Ces quelques remarques montrent bien qu’il n’y a pas eu une vraie concertation avec le public beyrouthin en particulier et libanais en général ; il y a eu quelques informations au grand public à travers des expositions, excluant toute consultation ou concertation, excluant toute enquête publique, excluant tout atelier commun de travail…

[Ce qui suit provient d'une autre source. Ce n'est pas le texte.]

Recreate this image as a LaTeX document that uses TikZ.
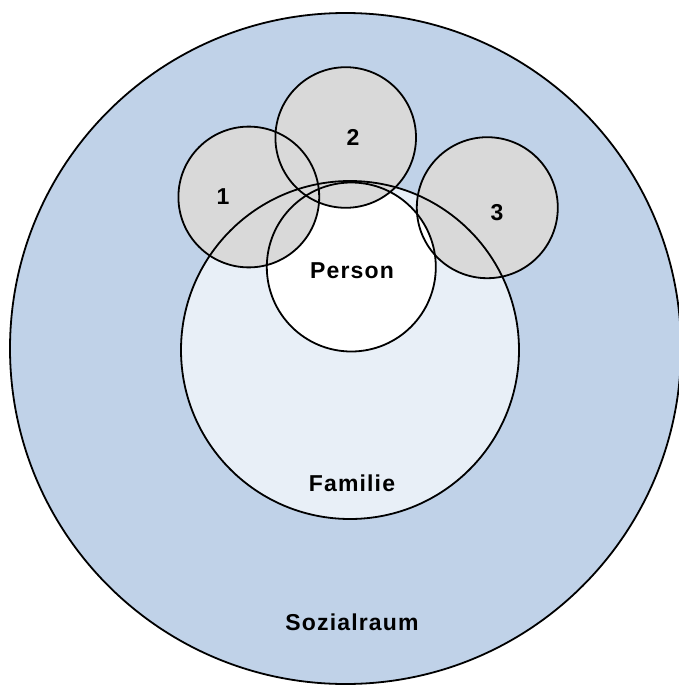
\documentclass[tikz,border=0pt]{standalone}
\usepackage{fontspec}
\setmainfont{Liberation Sans}
\newfontfamily\lblfont[LetterSpace=5]{Liberation Sans}
\definecolor{raumblue}{RGB}{192,210,232}
\definecolor{famblue}{RGB}{232,239,247}
\definecolor{ringgray}{RGB}{217,217,217}
\begin{document}
\begin{tikzpicture}[x=1pt,y=-1pt,
  outline/.style={draw=black, line width=1.8pt},
  lbl/.style={font=\lblfont\fontsize{23}{26}\selectfont\bfseries, inner sep=0pt}]
\useasboundingbox (0,0) rectangle (679,685);
\fill[white] (0,0) rectangle (679,685);
\begin{scope}
\clip (0,0) rectangle (679,685);
% fills
\fill[raumblue] (345.5,348.5) circle[radius=335.5];
\fill[famblue] (350,350) circle[radius=169];
\fill[ringgray] (487.3,207.7) circle[radius=70.5];
\fill[white] (351.3,267) circle[radius=84.5];
\fill[ringgray] (248.8,197) circle[radius=70.4];
\fill[ringgray] (345.7,137.5) circle[radius=70.3];
% outlines
\draw[outline] (345.5,348.5) circle[radius=335.5];
\draw[outline] (350,350) circle[radius=169];
\draw[outline] (351.3,267) circle[radius=84.5];
\draw[outline] (248.8,197) circle[radius=70.4];
\draw[outline] (345.7,137.5) circle[radius=70.3];
\draw[outline] (487.3,207.7) circle[radius=70.5];
\end{scope}
% labels
\node[lbl] (person) at (352,271) {Person};
\node[lbl] (familie) at (352,483) {Familie};
\node[lbl] (sozial) at (352,622) {Sozialraum};
\node[lbl] (one) at (223,197) {1};
\node[lbl] (two) at (353,137) {2};
\node[lbl] (three) at (497,213) {3};
\end{tikzpicture}
\end{document}
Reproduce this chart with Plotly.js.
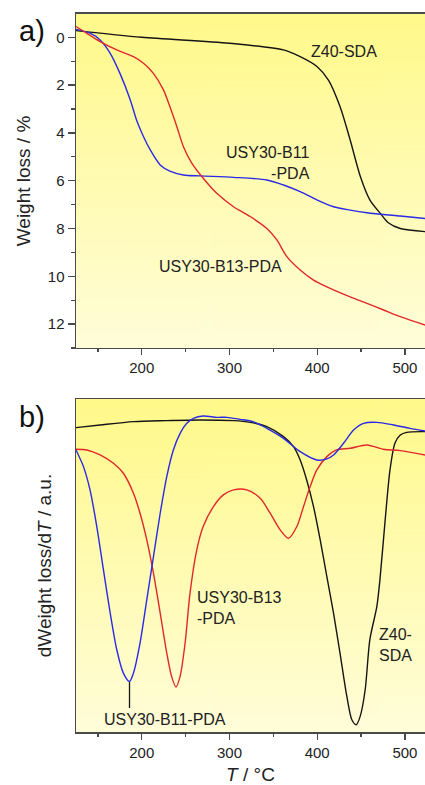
<!DOCTYPE html>
<html><head><meta charset="utf-8">
<script src="https://cdn.plot.ly/plotly-3.0.1.min.js"></script>
<style>html,body{margin:0;padding:0;overflow:hidden;background:#fff}</style>
</head><body>
<div id="chart" style="width:425px;height:785px"></div>
<script>
// ---- Panel a) TGA: weight loss (%) vs T (°C)
const tgaZ40T   = [125,200,300,361.6,380,400,413,426,437.6,449,460,472,481,494.7,523];
const tgaZ40W   = [-0.28,0.0,0.25,0.53,0.8,1.23,1.8,2.9,4.3,5.8,6.8,7.37,7.76,8.0,8.13];
const tgaB11T   = [125,141,152.5,164,175,186.7,194,202,209.5,221,232,247.5,266.5,304.6,342.6,361.6,380.6,399.6,418.6,437.6,456.7,494.7,523];
const tgaB11W   = [-0.33,-0.17,0.11,0.67,1.5,2.6,3.46,4.16,4.7,5.34,5.6,5.76,5.8,5.86,5.97,6.18,6.46,6.8,7.09,7.23,7.34,7.48,7.58];
const tgaB13T   = [125,137,152.5,171.5,190.5,202,213,224.7,232,240,247.5,257,270,285.5,304.6,323.6,342.6,354,365.4,380.6,395.8,411,437.6,456.7,475.7,494.7,523];
const tgaB13W   = [-0.45,-0.17,0.18,0.53,0.81,1.09,1.5,2.2,2.9,3.74,4.58,5.27,5.9,6.53,7.09,7.5,8.0,8.48,9.18,9.74,10.16,10.44,10.86,11.13,11.41,11.69,12.04];

// ---- Panel b) DTG: dWeight loss/dT (a.u.) vs T (°C)
const dtgZ40T = [125,152.5,190.5,228.5,266.5,304.6,323.6,342.6,361.6,373,380.6,388,395.8,403.4,411,418.6,426,433.8,439.5,444.5,449,454.7,460,468,471.5,477.5,483,488.6,494.7,502,523];
const dtgZ40V = [-8.6,-7.8,-6.8,-6.5,-6.3,-6.5,-7.0,-8.3,-11.3,-14.3,-18.3,-24.3,-32.3,-42.3,-53.3,-64.3,-76.3,-89.3,-96.3,-97.8,-95.3,-87.3,-72.3,-62.3,-54.3,-36.3,-21.3,-13.3,-10.8,-10.0,-9.8];
const dtgB11T = [125,133.5,141,148.7,156.3,164,171.5,179,186,190.5,198,205.7,213.3,221,228.5,236,243.7,251.3,259,270,285.5,297,312,327,342.6,361.6,380.6,399.6,411,418.6,430,441.4,452.8,468,487,505.7,523];
const dtgB11V = [-15.3,-20.3,-27.3,-38.3,-51.3,-64.3,-75.3,-82.3,-84.8,-82.3,-73.3,-60.3,-47.3,-34.3,-23.3,-15.3,-10.3,-7.3,-5.8,-5.1,-5.5,-5.5,-6.1,-6.8,-8.8,-11.8,-15.8,-18.3,-18.0,-16.8,-13.3,-9.3,-7.3,-7.0,-7.8,-8.8,-9.6];
const dtgB13T = [125,137.3,152.5,167.7,179,190.5,198,205.7,213.3,221,228.5,234,239,243.7,249.4,255,262.7,270,281.7,293,304.6,319.8,335,346.4,357.8,367.3,376.8,384.4,392,399.6,411,422,437.6,456.7,475.7,494.7,523];
const dtgB13V = [-15.1,-15.3,-16.8,-19.3,-22.3,-28.3,-34.3,-42.3,-52.3,-64.3,-76.3,-83.3,-86.5,-83.3,-73.3,-58.3,-45.3,-38.3,-32.3,-28.8,-27.3,-27.3,-29.8,-34.3,-39.3,-41.8,-38.3,-32.3,-26.3,-21.3,-17.3,-15.3,-14.8,-13.8,-15.1,-15.5,-16.8];

const BLACK = '#151515', BLUE = '#2a2ae6', RED = '#e0282c';
const FONT = 'Liberation Sans, Arial, sans-serif';
const AX = '#4a4a4a';

function grad(){
  const c = document.createElement('canvas'); c.width = 4; c.height = 256;
  const g = c.getContext('2d'); const lg = g.createLinearGradient(0,0,0,256);
  lg.addColorStop(0,'#fff98a'); lg.addColorStop(1,'#fffdd9');
  g.fillStyle = lg; g.fillRect(0,0,4,256); return c.toDataURL();
}
const bg = grad();

const line = (x,y,c,xa,ya,name) => ({x:x,y:y,type:'scatter',mode:'lines',name:name,
  line:{color:c,width:1.4,shape:'spline',smoothing:0.8},xaxis:xa,yaxis:ya,hoverinfo:'x+y'});

const data = [
  line(tgaZ40T,tgaZ40W,BLACK,'x','y','Z40-SDA'),
  line(tgaB11T,tgaB11W,BLUE,'x','y','USY30-B11-PDA'),
  line(tgaB13T,tgaB13W,RED,'x','y','USY30-B13-PDA'),
  line(dtgZ40T,dtgZ40V,BLACK,'x2','y2','Z40-SDA'),
  line(dtgB13T,dtgB13V,RED,'x2','y2','USY30-B13-PDA'),
  line(dtgB11T,dtgB11V,BLUE,'x2','y2','USY30-B11-PDA')
];

const axCommon = {linecolor:AX,linewidth:1.5,ticks:'outside',tickcolor:AX,
  tickwidth:1.3,showgrid:false,zeroline:false,tickfont:{family:FONT,size:15,color:'#222'}};

const xax = (anc) => Object.assign({}, axCommon, {range:[125,522.9],domain:[0,1],anchor:anc,
  tickmode:'linear',tick0:0,dtick:100,ticklen:6,mirror:true,
  minor:{tick0:0,dtick:50,ticklen:3,ticks:'outside',tickcolor:AX,tickwidth:1.3,showgrid:false}});

const layout = {
  width:425,height:785,autosize:false,showlegend:false,
  margin:{l:76,r:0,t:0,b:0},
  paper_bgcolor:'#fff',plot_bgcolor:'rgba(0,0,0,0)',
  font:{family:FONT,color:'#222'},
  xaxis:xax('y'),
  yaxis:Object.assign({},axCommon,{domain:[0.5567,0.9822],range:[13.0,-0.975],
    tickmode:'linear',tick0:0,dtick:2,ticklen:7,
    minor:{tick0:1,dtick:1,ticklen:4,ticks:'outside',tickcolor:AX,tickwidth:1.3,showgrid:false},
    title:{text:'Weight loss / %',font:{family:FONT,size:19,color:'#222'},standoff:12}}),
  xaxis2:Object.assign(xax('y2'),{title:{text:'<i>T</i> / °C',font:{family:FONT,size:19,color:'#222'},standoff:10}}),
  yaxis2:Object.assign({},axCommon,{domain:[0.0675,0.4917],range:[-100,0],anchor:'x2',
    showticklabels:false,ticks:'',
    title:{text:'dWeight loss/d<i>T</i> / a.u.',font:{family:FONT,size:19,color:'#222'},standoff:18}}),
  images:[
    {source:bg,xref:'x domain',yref:'y domain',x:0,y:1,sizex:1,sizey:1,sizing:'stretch',layer:'below',xanchor:'left',yanchor:'top'},
    {source:bg,xref:'x2 domain',yref:'y2 domain',x:0,y:1,sizex:1,sizey:1,sizing:'stretch',layer:'below',xanchor:'left',yanchor:'top'}
  ],
  shapes:[
    {type:'line',xref:'x2',yref:'y2',x0:186,x1:186,y0:-85,y1:-92.8,line:{color:BLACK,width:1.3}}
  ],
  annotations:[
    {text:'a)',xref:'paper',yref:'paper',x:-59/349,y:1-31/785,xanchor:'left',yanchor:'middle',showarrow:false,font:{family:FONT,size:29,color:'#111'}},
    {text:'b)',xref:'paper',yref:'paper',x:-59/349,y:1-417/785,xanchor:'left',yanchor:'middle',showarrow:false,font:{family:FONT,size:29,color:'#111'}},
    {text:'Z40-SDA',xref:'x',yref:'y',x:390.2,y:0.6,xanchor:'left',yanchor:'middle',showarrow:false,font:{family:FONT,size:16,color:'#222'}},
    {text:'USY30-B11<br>-PDA',xref:'x',yref:'y',x:393.8,y:5.24,xanchor:'right',yanchor:'middle',align:'right',showarrow:false,font:{family:FONT,size:16,color:'#222'}},
    {text:'USY30-B13-PDA',xref:'x',yref:'y',x:217.8,y:9.57,xanchor:'left',yanchor:'middle',showarrow:false,font:{family:FONT,size:16,color:'#222'}},
    {text:'USY30-B13<br>-PDA',xref:'x2',yref:'y2',x:261,y:-62.8,xanchor:'left',yanchor:'middle',align:'left',showarrow:false,font:{family:FONT,size:16,color:'#222'}},
    {text:'Z40-<br>SDA',xref:'x2',yref:'y2',x:468,y:-74,xanchor:'left',yanchor:'middle',align:'left',showarrow:false,font:{family:FONT,size:16,color:'#222'}},
    {text:'USY30-B11-PDA',xref:'x2',yref:'y2',x:154.4,y:-96.3,xanchor:'left',yanchor:'middle',showarrow:false,font:{family:FONT,size:16,color:'#222'}}
  ]
};

Plotly.newPlot('chart',data,layout,{staticPlot:true,displayModeBar:false});
</script>
</body></html>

Bref, selon cette expérience, un deuxième problème de relation semble s’affirmer : l’absence de relation entre Solidere et le public beyrouthin, entre le maître d’œuvre et d’ouvrage d’une part et les habitants d’autre part : l’absence d’une vraie culture urbaine qui pourra reconnaître les compétences du public en premier lieu et l’associer à sa démarche en deuxième lieu : ceci restera toujours absent tant qu’il n’y a pas d’instances de médiation, tant qu’il n’y a pas de vrais médiateurs…

Or cette démarche de projet fut bien rapidement appliquée à cause d’un facteur très important : l’absence en gros des intérêts confessionnels dans le centre-ville, ou l’absence d’une vraie territorialisation confessionnelle dans le centre-ville, devenu un no man’s land depuis une trentaine d’année...

Selon cette expérience, on sent l’absence d’un vrai projet de société, d’un vrai projet urbain, d’un vrai projet de partenariat avec toute la société civile de la ville ; cette société qui s’est ainsi retrouvée comme un public spectateur qui ne peut que subir une logique d’en haut, en raison d’une absence d’une vraie médiation intellectuelle.

Et nous continuons les exemples afin de comprendre cette absence imposée de ce public qui, n’ayant plus de droit dans son centre ne semble plus compétent aux yeux des responsables pour le faire associer à leur démarche : comme si la compétence du public et ses droits se résumaient seulement par des enjeux physiques et matériels gommant ainsi toute compétence sociale…

Notes
413.

voir le journal Al-Safir du 10/10/1992.

414.

DAVIE M.F., « Beyrouth : Quelle ville pour quel citoyen ? » Institut du Monde Arabe, Paris, Séance du 19 mai 1994, « la reconstruction de Beyrouth ».

415.

DAVIE M.F., « Beyrouth : Quelle ville pour quel citoyen ? », op.cit., 1994.